Labour Day: Barcaldine marks 125 years since shearers' strikes
Thousands of tourists have descended on the outback Queensland town of Barcaldine to mark 125 years since the famous shearers' strikes of 1891.
The town is widely regarded to be the birthplace of the Australian Labor Party, with many of the strike leaders going on to hold public office.
Jaclyn Hine (Photo Above) is a descendent of one of the strike's leaders, her great-grandfather Edward Hartnett Murphy.
Ms Hine travelled more than 1,000 kilometres from Brisbane to Barcaldine for the annual Tree of Knowledge festival this weekend.
Although striking shearers may have been perceived as thuggish men, Ms Hine said that was not the case for her great-grandfather.
"I think it's important to remember that although a labourer, he had the potential for better things, which I don't think was ever realised in his life," Ms Hine said.
"He stood up for justice [and] equality — they were working for better wages and conditions for the men.
"It took a great toll on the family but he stood up to be counted and [I'm] very proud of that heritage."
Mr Murphy's friend and fellow strike leader, George Taylor, went on to serve in the West Australian Parliament as Speaker of the House and the world's first Labor Government was sworn into the Queensland Parliament on December 1, 1899.
Guns everywhere but no shots fired
One of the organisers of the festival, Sharon Broughton, said shearers like Mr Murphy would have faced a perfect storm of poor working conditions and low pay.
Living in sweltering tin sheds, with dirt floors, bunk beds, and few windows, they started to think that maybe they should be paid more.

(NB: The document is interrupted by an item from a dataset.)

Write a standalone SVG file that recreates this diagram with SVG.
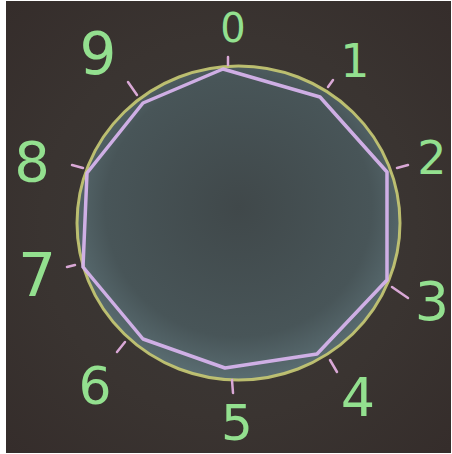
<svg xmlns="http://www.w3.org/2000/svg" width="452" height="454" viewBox="0 0 452 454">
<defs>
<radialGradient id="bg" cx="0.5" cy="0.5" r="0.7">
<stop offset="0" stop-color="#3b3a38"/>
<stop offset="0.6" stop-color="#3a3431"/>
<stop offset="1" stop-color="#352d2b"/>
</radialGradient>
<radialGradient id="haze" cx="0.5" cy="0.45" r="0.55">
<stop offset="0" stop-color="#40484a"/>
<stop offset="0.75" stop-color="#485558"/>
<stop offset="1" stop-color="#5a6d72"/>
</radialGradient>
<style>
.num{font-family:"DejaVu Sans","Liberation Sans",sans-serif;fill:#93e08f;text-anchor:middle;font-weight:normal}
.tick{stroke:#d9a8d6;stroke-width:2.5;stroke-linecap:round;fill:none}
</style>
</defs>
<rect x="0" y="0" width="452" height="454" fill="#ffffff"/>
<rect x="6" y="1" width="445" height="452" fill="url(#bg)"/>
<g id="circle">
<ellipse cx="238.5" cy="223" rx="161.5" ry="157" fill="url(#haze)"/>
<ellipse cx="238.5" cy="223" rx="161.5" ry="157" fill="none" stroke="#c9cb74" stroke-width="3" opacity="0.9"/>
</g>
<g id="decagon">
<polygon points="223,69 320,97 387,172 387,280 317,354 225,368 143,339 83,267 87,173 143,103" fill="none" stroke="#d6b3ec" stroke-width="3.5" stroke-linejoin="round" opacity="0.95"/>
</g>
<g id="ticks">
<line class="tick" x1="228" y1="57" x2="228" y2="65"/>
<line class="tick" x1="328" y1="87" x2="333" y2="80"/>
<line class="tick" x1="397" y1="168" x2="408" y2="165"/>
<line class="tick" x1="392" y1="287" x2="408" y2="298"/>
<line class="tick" x1="330" y1="360" x2="337" y2="372"/>
<line class="tick" x1="232" y1="380" x2="233" y2="393"/>
<line class="tick" x1="125" y1="342" x2="117" y2="352"/>
<line class="tick" x1="75" y1="265" x2="67" y2="267"/>
<line class="tick" x1="72" y1="165" x2="83" y2="168"/>
<line class="tick" x1="128" y1="82" x2="137" y2="95"/>
</g>
<g id="labels">
<text id="n0" class="num" x="233" y="42" font-size="40">0</text>
<text id="n1" class="num" x="355" y="77" font-size="46">1</text>
<text id="n2" class="num" x="432" y="174" font-size="46">2</text>
<text id="n3" class="num" x="432" y="320" font-size="54">3</text>
<text id="n4" class="num" x="358" y="416" font-size="54">4</text>
<text id="n5" class="num" x="237" y="440" font-size="50">5</text>
<text id="n6" class="num" x="95" y="404" font-size="52">6</text>
<text id="n7" class="num" x="37" y="296" font-size="60">7</text>
<text id="n8" class="num" x="32" y="181" font-size="56">8</text>
<text id="n9" class="num" x="98" y="74" font-size="58">9</text>
</g>
</svg>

"The conditions were abysmal, they weren't treated very well," Ms Broughton said.
During the strike, labour was brought in from Victoria, where workers were desperate after the gold rush ended.
The shearers retaliated, Ms Broughton said, and there were some incidents where the train track was tampered with, or there were other bids to slow or stop the trains.
In the early part of 1891, pastoralists appealed to the Government for support and the Premier at the time, Sir Samuel Griffith, duly sent in police and military personnel to protect the "blacklegs" and "scabs" who were brought in to make sure sheep were still shorn.
"[They sent] troops and artillery — there was even a Gatling gun," Ms Broughton said.
Despite both sides being armed, there was surprisingly little violence and no deaths that could be directly linked to conflict, Ms Broughton said.
"There were guns everywhere but it never happened so it was a very non-violent, in that sense, strike," she said.
"There was lots of jeering, yelling and pushing.
"There were some incidents where the people in the pubs locked themselves in because the unionists were marching up the street.
"But not a shot was fired."
Failed strikers turn to the ballot box
Despite having a real passion for their cause, unfavourable weather conditions and a lack of funds to continue the strike meant that it ultimately fizzled out.
However, a political movement had begun and many of the leaders of the strikes went on to hold public office, despite most of the alleged conspirators having been sentenced to three years' imprisonment with hard labour on St Helena Island in Moreton Bay.
One of the ex-strikers became a Member of Parliament for Barcoo, which was the local electorate at that time.
Barcaldine Regional Council Mayor Rob Chandler said local shops, hotels and pubs would benefit from the influx of people for the annual Tree of Knowledge festival.
He said tourism was particularly important to the region during the current drought.
"At the moment, there's a lot of hurt out there in small business land and with our landholders," he said.